If you need help with your cover letter, we have put together some great templates and examples to give you a few ideas.
1. Entry Level
A great template to use if you want to apply for an entry-level position in marketing. It begins by discussing education which is essential for someone who’s just entering the field and doesn’t have much experience. It then describes the candidate’s skills, referring to examples of how he/she has met the job requirements in the past.
This example is quite long, but when you have enough experience and skills to back it up, that’s ok. Here, the candidate comes up with ways to explain why he thinks he is a suitable candidate for the internship program. A good idea would be to expand on how you are planning to help the organisation. The last paragraph is crucial as it shows initiative, a genuine interest in applying for the internship and hopefully arranging an interview.
It begins by stating the need for the company to hire a volunteer and then demonstrates the candidate’s experience. It goes on to discuss some personal information to help employers better understand his point of view and why he wants to volunteer in the specific field. He explains his desire to help other people, which confirms his genuine interest in volunteering.
4. Career Change
When changing careers, it’s important to state the reasons behind the decision. Just like you would do on your CV, you need to refer to transferable skills to justify your suitability for the job. This cover letter demonstrates the candidate's skills while also providing examples of his experience. It ends by asking the employer for a referral to someone who would be interested in his qualifications.
5. Managerial Position
The goal of this cover letter is to present the candidate as an experienced professional that has what it takes to be a manager. It focuses on what the applicant aims to do for the company - expressing his commitment to helping the employer achieve their goals. More specifically it talks about skills that relate to managing other people and makes effective use of the bullet points to focus on the candidate’s experience.
6. Cold Contact
The difference with this example is that it doesn’t answer to any job advert. Instead, it begins by addressing the need for the employer to achieve certain goals. This allows the candidate to mention relevant skills and experience that should prove useful. As a cold-contact letter, it should be written formally and talk about qualifications in the best light possible to make a good impression.
7. Letter of Interest
You use a cover letter to express your interest in a job. If you are not sure if they are recruiting, a letter of interest can help to find out if there are any available positions and if possible request a meeting to discuss things further with the employer.
This is a straightforward example that follows an informal style of writing, though, despite its simplicity, it says what it needs to say to recruiters. In just four small paragraphs it expresses the interest of the candidate in the job and provides the opportunity to explain how you can add value to the company. It gives references to the CV just like every effective cover letter does and projects confidence in the candidate’s abilities.
Referrals are probably the best way to get a job.
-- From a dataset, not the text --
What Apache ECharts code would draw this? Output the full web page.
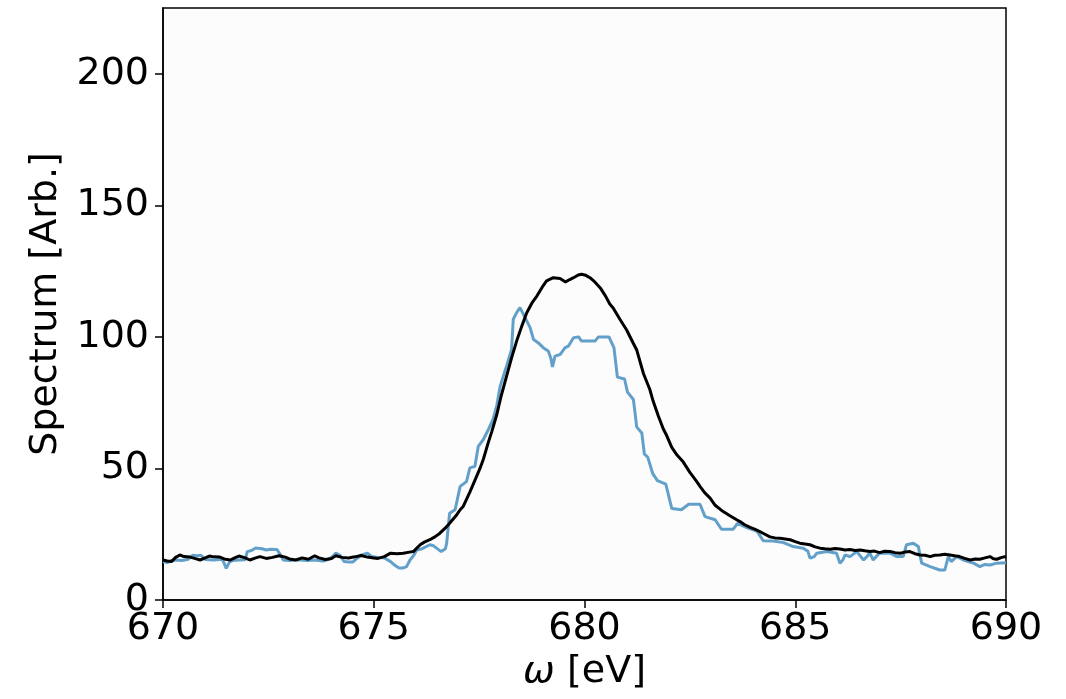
<!DOCTYPE html>
<html>
<head>
<meta charset="utf-8">
<script src="https://cdn.jsdelivr.net/npm/echarts@6/dist/echarts.min.js"></script>
<style>
html,body{margin:0;padding:0;background:#fff;}
#chart{width:1066px;height:699px;}
</style>
</head>
<body>
<div id="chart"></div>
<script>
// x ticks and y ticks
const xTicks = [670, 675, 680, 685, 690];
const yTicks = [0, 50, 100, 150, 200];

// Black (smooth) spectrum
const blackX = [670.0,670.1,670.2,670.3,670.4,670.5,670.64,670.75,670.88,671.0,671.1,671.2,671.35,671.45,671.6,671.7,671.8,671.95,672.06,672.2,672.3,672.45,672.6,672.75,672.9,673.0,673.15,673.3,673.45,673.6,673.7,673.85,674.0,674.1,674.25,674.4,674.55,674.7,674.85,675.0,675.1,675.25,675.4,675.55,675.7,675.85,675.94,676.1,676.2,676.33,676.45,676.57,676.7,676.8,676.95,677.05,677.12,677.28,677.44,677.52,677.6,677.72,677.8,677.92,678.03,678.15,678.27,678.39,678.51,678.63,678.75,678.87,679.0,679.1,679.26,679.42,679.55,679.65,679.74,679.85,679.93,680.03,680.13,680.25,680.37,680.5,680.6,680.68,680.84,681.0,681.16,681.24,681.4,681.55,681.63,681.75,681.87,681.95,682.07,682.2,682.34,682.5,682.66,682.74,682.85,682.98,683.1,683.29,683.45,683.61,683.69,683.8,683.93,684.05,684.16,684.28,684.4,684.52,684.64,684.76,684.88,685.0,685.11,685.23,685.35,685.47,685.59,685.7,685.83,685.95,686.06,686.18,686.3,686.42,686.54,686.65,686.77,686.88,687.0,687.12,687.25,687.37,687.49,687.6,687.72,687.84,687.96,688.08,688.2,688.31,688.43,688.55,688.67,688.78,688.9,689.02,689.15,689.27,689.38,689.5,689.62,689.7,689.78,689.9,690.0];
const blackY = [15.2,14.8,14.6,16.2,17.1,16.5,16.3,15.8,15.2,16.0,16.7,16.4,16.3,15.6,15.2,16.0,16.7,16.0,15.2,16.0,16.5,15.8,16.2,16.8,16.3,15.6,15.2,16.0,15.5,16.8,16.0,15.4,15.8,16.8,16.2,16.0,16.4,16.9,16.3,16.0,15.8,16.5,17.8,17.6,17.8,18.2,18.4,21.0,22.0,22.9,24.0,25.4,27.4,29.2,32.0,34.3,35.5,41.0,47.0,50.0,53.5,60.0,64.0,70.5,78.0,85.0,92.0,98.4,104.0,109.2,112.8,115.5,119.0,121.3,122.5,122.2,120.9,121.8,122.5,123.5,123.8,123.4,122.5,120.8,118.7,115.5,112.5,111.0,106.7,102.6,97.5,95.0,86.0,80.0,75.5,70.0,65.0,62.5,58.0,55.0,52.5,48.5,45.1,43.2,40.8,38.7,36.0,33.6,32.0,30.5,29.8,28.6,27.6,26.8,26.0,25.0,24.0,23.6,23.5,23.2,22.9,22.2,21.6,21.3,21.0,20.2,19.7,19.5,19.3,19.6,19.4,19.0,19.2,18.8,19.0,18.7,18.4,18.6,18.0,18.5,18.4,18.0,17.8,18.2,18.4,17.6,17.1,17.0,16.5,17.0,17.1,17.4,17.1,16.8,16.5,15.8,15.2,15.6,15.5,16.0,16.5,15.7,15.5,16.2,16.5];

// Blue (noisy, step-like) spectrum
const blueX = [670.0,670.1,670.2,670.3,670.45,670.6,670.7,670.8,670.9,671.0,671.2,671.4,671.45,671.5,671.58,671.65,671.8,671.95,672.0,672.1,672.2,672.35,672.45,672.55,672.7,672.8,672.85,673.0,673.2,673.4,673.6,673.8,673.95,674.05,674.1,674.2,674.3,674.4,674.5,674.6,674.7,674.85,674.95,675.1,675.25,675.4,675.5,675.6,675.7,675.78,675.86,675.95,676.02,676.15,676.33,676.42,676.49,676.6,676.7,676.73,676.8,676.93,677.05,677.2,677.28,677.4,677.48,677.6,677.72,677.83,677.92,678.0,678.15,678.27,678.31,678.39,678.47,678.59,678.71,678.79,678.9,679.02,679.14,679.2,679.24,679.3,679.42,679.54,679.62,679.74,679.86,679.93,680.25,680.33,680.58,680.7,680.78,680.95,681.02,681.16,681.24,681.36,681.42,681.5,681.62,681.73,681.93,682.07,682.3,682.47,682.74,682.86,683.1,683.25,683.53,683.63,683.85,684.0,684.1,684.24,684.48,684.72,684.95,685.19,685.3,685.35,685.45,685.51,685.75,685.98,686.06,686.12,686.18,686.3,686.46,686.62,686.7,686.77,686.85,686.92,687.0,687.25,687.41,687.56,687.64,687.8,687.92,688.0,688.2,688.43,688.55,688.63,688.7,688.83,688.99,689.1,689.23,689.38,689.5,689.62,689.78,690.0];
const blueY = [14.6,14.2,15.0,15.2,15.0,15.5,17.0,16.8,17.0,15.4,15.2,15.5,14.0,12.0,14.5,15.0,15.2,15.3,18.4,18.8,19.8,19.5,19.0,19.3,19.2,17.0,15.2,15.0,15.3,15.0,15.2,14.8,15.6,17.0,17.8,17.0,14.6,14.4,14.4,15.8,17.0,17.8,16.5,16.2,16.0,14.6,13.2,12.2,12.2,12.7,15.2,17.0,19.0,19.5,21.0,20.6,19.7,18.4,19.5,21.6,33.0,34.3,43.2,45.0,50.2,50.8,58.4,61.0,64.8,68.6,74.0,81.3,88.9,95.2,106.7,109.2,111.1,107.3,103.5,99.0,97.8,95.9,94.6,92.0,88.6,92.7,93.3,95.9,96.5,99.7,100.0,98.4,98.4,100.0,100.0,95.8,84.7,84.0,79.0,76.2,65.7,63.5,55.5,54.3,48.0,45.4,44.0,34.8,34.3,36.4,36.4,31.7,30.5,26.9,26.9,29.1,27.5,26.7,26.0,22.5,22.4,21.8,20.3,19.7,18.5,15.9,16.5,17.8,18.4,17.8,14.0,15.0,17.1,16.5,18.4,15.2,16.5,17.8,15.2,16.5,17.8,17.8,16.5,16.5,21.0,21.6,20.3,14.0,12.7,11.4,11.4,16.5,14.6,16.5,15.2,14.6,14.0,12.7,13.5,13.3,14.0,14.2];

const pair = (xs, ys) => xs.map((x, i) => [x, ys[i]]);
const FONT = '"DejaVu Sans", sans-serif';

const chart = echarts.init(document.getElementById('chart'), null, {renderer: 'canvas'});
chart.setOption({
  animation: false,
  backgroundColor: '#ffffff',
  grid: {
    left: 163, top: 8, right: 60, bottom: 99,
    show: true, borderColor: '#000', borderWidth: 1.5, backgroundColor: '#fcfcfc'
  },
  xAxis: {
    type: 'value', min: 670, max: 690, interval: 5,
    name: '{i|ω} [eV]',
    nameLocation: 'middle', nameGap: 52,
    nameTextStyle: {
      fontFamily: FONT, fontSize: 38, color: '#000',
      rich: { i: { fontFamily: FONT, fontSize: 38, fontStyle: 'italic', color: '#000' } }
    },
    axisLine: { show: true, lineStyle: { color: '#000', width: 1.5 } },
    axisTick: { show: true, inside: false, length: 8, lineStyle: { color: '#000', width: 1.5 }, customValues: xTicks },
    axisLabel: { fontFamily: FONT, fontSize: 38, color: '#000', margin: 10, customValues: xTicks },
    splitLine: { show: false }
  },
  yAxis: {
    type: 'value', min: 0, max: 225, interval: 50,
    name: 'Spectrum [Arb.]',
    nameLocation: 'middle', nameGap: 98, nameRotate: 90,
    nameTextStyle: { fontFamily: FONT, fontSize: 38, color: '#000' },
    axisLine: { show: true, lineStyle: { color: '#000', width: 1.5 } },
    axisTick: { show: true, inside: false, length: 8, lineStyle: { color: '#000', width: 1.5 }, customValues: yTicks },
    axisLabel: { fontFamily: FONT, fontSize: 38, color: '#000', margin: 14, customValues: yTicks },
    splitLine: { show: false }
  },
  series: [
    {
      type: 'line', name: 'blue', data: pair(blueX, blueY),
      showSymbol: false, symbol: 'none',
      lineStyle: { color: '#62a0ca', width: 3 }, z: 2
    },
    {
      type: 'line', name: 'black', data: pair(blackX, blackY),
      showSymbol: false, symbol: 'none',
      lineStyle: { color: '#000000', width: 3 }, z: 3
    }
  ]
});
</script>
</body>
</html>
As research from Glassdoor shows, being referred by someone at the company boosts your chance of successfully landing a job by roughly 7 per cent. A cover letter that talks about a referral can work better than others because it shows that there is another person that considers you the right candidate for the job. In this example, the candidate mentions the name of the referee and explains how these two know each other. Then he goes on talking about his work experience and achievements using numbers and convincing examples.
9. Applying through LinkedIn
If you have come across a job advert on LinkedIn, this is an excellent cover letter template to use. You can start off by talking about the role you are interested in, your experience in the field and then as this example shows, list a couple of achievements to show what you are good at. A bullet-pointed list comes out more prominently and can give employers an idea of what you are good at.
10. Value Proposition
A value proposition is commonly used in business as a marketing statement to promote a service or a product. When you are trying to communicate your value to employers, you need to ‘sell your skills’ and talk about your achievements. These should be supported by numerical data like this example shows. Also, you will notice that the beginning starts with a question, and makes it look like a catchy and creative advert.
As you can see, there are many types of cover letters, and there is no one way to write it. Yours doesn’t necessarily need to be conservative if it doesn’t match your personality, profession or industry.
The secret to writing a successful cover letter is to show employers that you have understood what the role requires you to do. When it talks directly to the recruiter it makes your application more powerful and identifies key skills which the applicant must be familiar with, e.g. writing and editing, and backs up those skills through relevant experience.
Have you started working on your cover letter yet? Do you find it easy or hard? Let us know in the comments section below…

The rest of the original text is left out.